Nel 2014 Sylvie Lubamba venne arrestata con l’accusa di aver utilizzato carte di credito non sue e per questo venne condannata a 3 anni e nove mesi di carcere. Il prossimo Natale festeggerà due anni da donna libera e giovedì 19 settembre prossimo sarà impegnata con la Milano Fashion Week.

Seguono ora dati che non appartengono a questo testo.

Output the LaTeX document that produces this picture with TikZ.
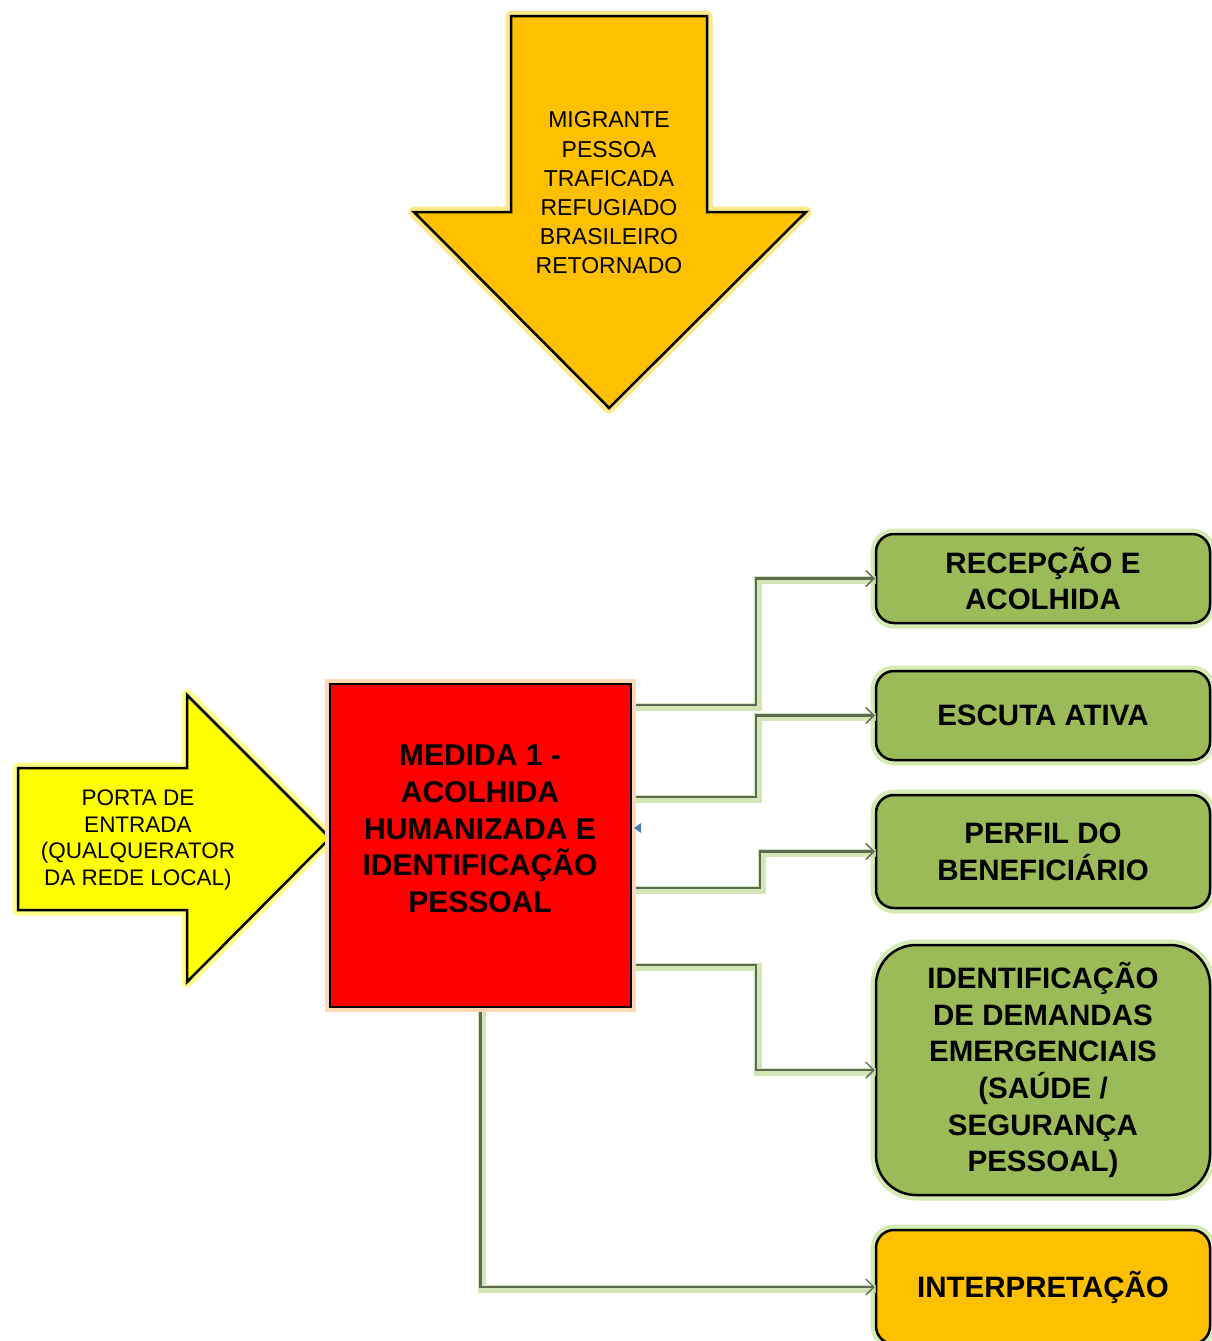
\documentclass[tikz,border=0pt]{standalone}
\usepackage{fontspec}
\setmainfont{Liberation Sans}
\usetikzlibrary{arrows.meta}
\definecolor{gold}{HTML}{FFC000}
\definecolor{ylw}{HTML}{FFFF00}
\definecolor{grn}{HTML}{9BBB59}
\definecolor{connc}{HTML}{5B6A50}
\definecolor{glowg}{HTML}{D6EAB4}
\definecolor{glowc}{HTML}{C8E0A4}
\definecolor{glowy}{HTML}{FFE88A}
\definecolor{glowyl}{HTML}{FFFF88}
\definecolor{glowo}{HTML}{FFD9B3}
\definecolor{bluemark}{HTML}{4A7EBB}
\begin{document}
\begin{tikzpicture}[x=1pt,y=-1pt,
  shapeline/.style={draw=black, line width=2.5pt, line join=miter},
  greenbox/.style={shapeline, fill=grn, rounded corners=18pt, minimum width=334pt,
    align=center, inner sep=0pt, font=\bfseries\fontsize{29.5}{36.7}\selectfont,
    preaction={draw=glowg, line width=11pt}},
  conn/.style={draw=connc, line width=2.2pt, line join=miter,
    -{Straight Barb[length=8pt,width=16pt,line width=1.4pt]},
    preaction={draw=glowc, line width=8pt, opacity=0.8, -, transform canvas={shift={(1.5pt,-1.5pt)}}}},
  bigtxt/.style={align=center, inner sep=0pt, font=\bfseries\fontsize{30}{36.7}\selectfont},
  smalltxt/.style={align=center, inner sep=0pt}
]
\useasboundingbox (0,0) rectangle (1212,1341);
\fill[white] (0,0) rectangle (1212,1341);

% top arrow
\path[shapeline, fill=gold, preaction={draw=glowy, line width=11pt, line join=round}]
  (511,16) -- (707,16) -- (707,212) -- (806,212) -- (609,408) -- (414,212) -- (511,212) -- cycle;
\node[smalltxt, font=\fontsize{23}{29.2}\selectfont] (who) at (609,193)
  {MIGRANTE\\PESSOA\\TRAFICADA\\REFUGIADO\\BRASILEIRO\\RETORNADO};

% left arrow
\path[shapeline, fill=ylw, preaction={draw=glowyl, line width=11pt, line join=round}]
  (18,768) -- (187,768) -- (187,695) -- (330,838) -- (187,982) -- (187,910) -- (18,910) -- cycle;
\node[smalltxt, font=\fontsize{22.5}{26.7}\selectfont] (porta) at (138,840)
  {PORTA DE\\ENTRADA\\(QUALQUERATOR\\DA REDE LOCAL)};

% boxes
\node[minimum width=301pt, minimum height=323pt, inner sep=0pt, outer sep=0pt] (red) at (480.5,845.5) {};
\node[greenbox, minimum height=89pt] (g1) at (1043,578.5) {RECEPÇÃO E\\ACOLHIDA};
\node[greenbox, minimum height=89pt] (g2) at (1043,715.5) {ESCUTA ATIVA};
\node[greenbox, minimum height=113pt] (g3) at (1043,851.5) {PERFIL DO\\BENEFICIÁRIO};
\node[greenbox, minimum height=250pt, rounded corners=40pt] (g4) at (1043,1070)
  {IDENTIFICAÇÃO\\DE DEMANDAS\\EMERGENCIAIS\\(SAÚDE /\\SEGURANÇA\\PESSOAL)};
\node[greenbox, fill=gold, minimum height=114pt] (g5) at (1043,1287) {INTERPRETAÇÃO};

% connectors
\draw[conn] ([yshift=-21pt]red.north east) -- ++(125,0) |- (g1.west);
\draw[conn] ([yshift=-113pt]red.north east) -- ++(125,0) |- (g2.west);
\draw[conn] ([yshift=-204pt]red.north east) -- ++(129,0) |- (g3.west);
\draw[conn] ([yshift=-281pt]red.north east) -- ++(125,0) |- (g4.west);
\draw[conn] (red.south) |- (g5.west);

% red box drawn on top
\path[shapeline, fill=red, preaction={draw=glowo, line width=10pt}]
  (red.north west) rectangle (red.south east);
\node[bigtxt] (medtxt) at (480,829)
  {MEDIDA 1 -\\ACOLHIDA\\HUMANIZADA E\\IDENTIFICAÇÃO\\PESSOAL};
\fill[bluemark] (634,828) -- (641,823) -- (641,833) -- cycle;
\end{tikzpicture}
\end{document}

Una sorta di ritorno nel mondo dello spettacolo per la Lubamba che, dopo aver trascorso gli ultimi anni in prigione, ha perso ogni contatto con la tv. Eppure, lei racconta, la gente continua a fermarla per strada e a chiederle quando tornerà sul piccolo schermo. “Al bar, al supermercato... Mi fermano, chiedono quando tornerò in televisione... – ha detto al Corriere della Sera, tornando a ricordare i momenti vissuti in carcere - . Dopo la perdita di un figlio e una malattia grave, (il carcere, ndr) è la prova più terribile per una persona. Sono una testimone. Se mi venisse offerta la possibilità di uno spazio, anche di piccole conduzioni, o una presenza in un reality, avrei parecchio da offrire, da condividere. Da professionista quale sono, e senza rinunciare alla comicità, agli istanti di leggerezza, alla mia anima, nel rispetto della vastità della commedia umana”.

Sylvie Lubamba, che ha trascorso quasi quattro anni in cella, racconta il dramma di quella vita e spiega: “In cella stai per giorni, settimane, in una situazione sospesa, di incredulità. Ti dici: “Ma no, è un incubo, dai, adesso mi sveglio”. Poi ne prendi atto e, come dire, diventi di pietra”. La showgirl, quindi, descrive le sue giornate in cella: “Ci sono altre detenute che compiono gesti di autolesionismo, che picchiano la testa contro i muri, che urlano, e giuro, sono urla strazianti... All’inizio corri, consoli... poi, appunto, ci fai l’abitudine, anche se non mancheranno mai abbracci intensi, carezze che commuovono...”. “Ma è così ogni giorno, sarà così domani – ha continuato a spiegare - . È il carcere. Devi già resistere per salvare la tua dignità. La tua dignità di donna”.

Lei, infatti, che teneva tanto alla sua femminilità e alla cura della persona, ha dovuto rinunciarci perché “in cella sei in cinque in uno spazio minuscolo condividendo un gabinetto lì a due metri, e la tua intimità è quella che è”.

Però, l’incontro con il Papa, le ha permesso di ritrovare quella dignità che stava perdendo e, ad oggi, si dice pronta per tornare a lavorare da professionista facendo tesoro di ciò che gli anni in carcere le hanno insegnato.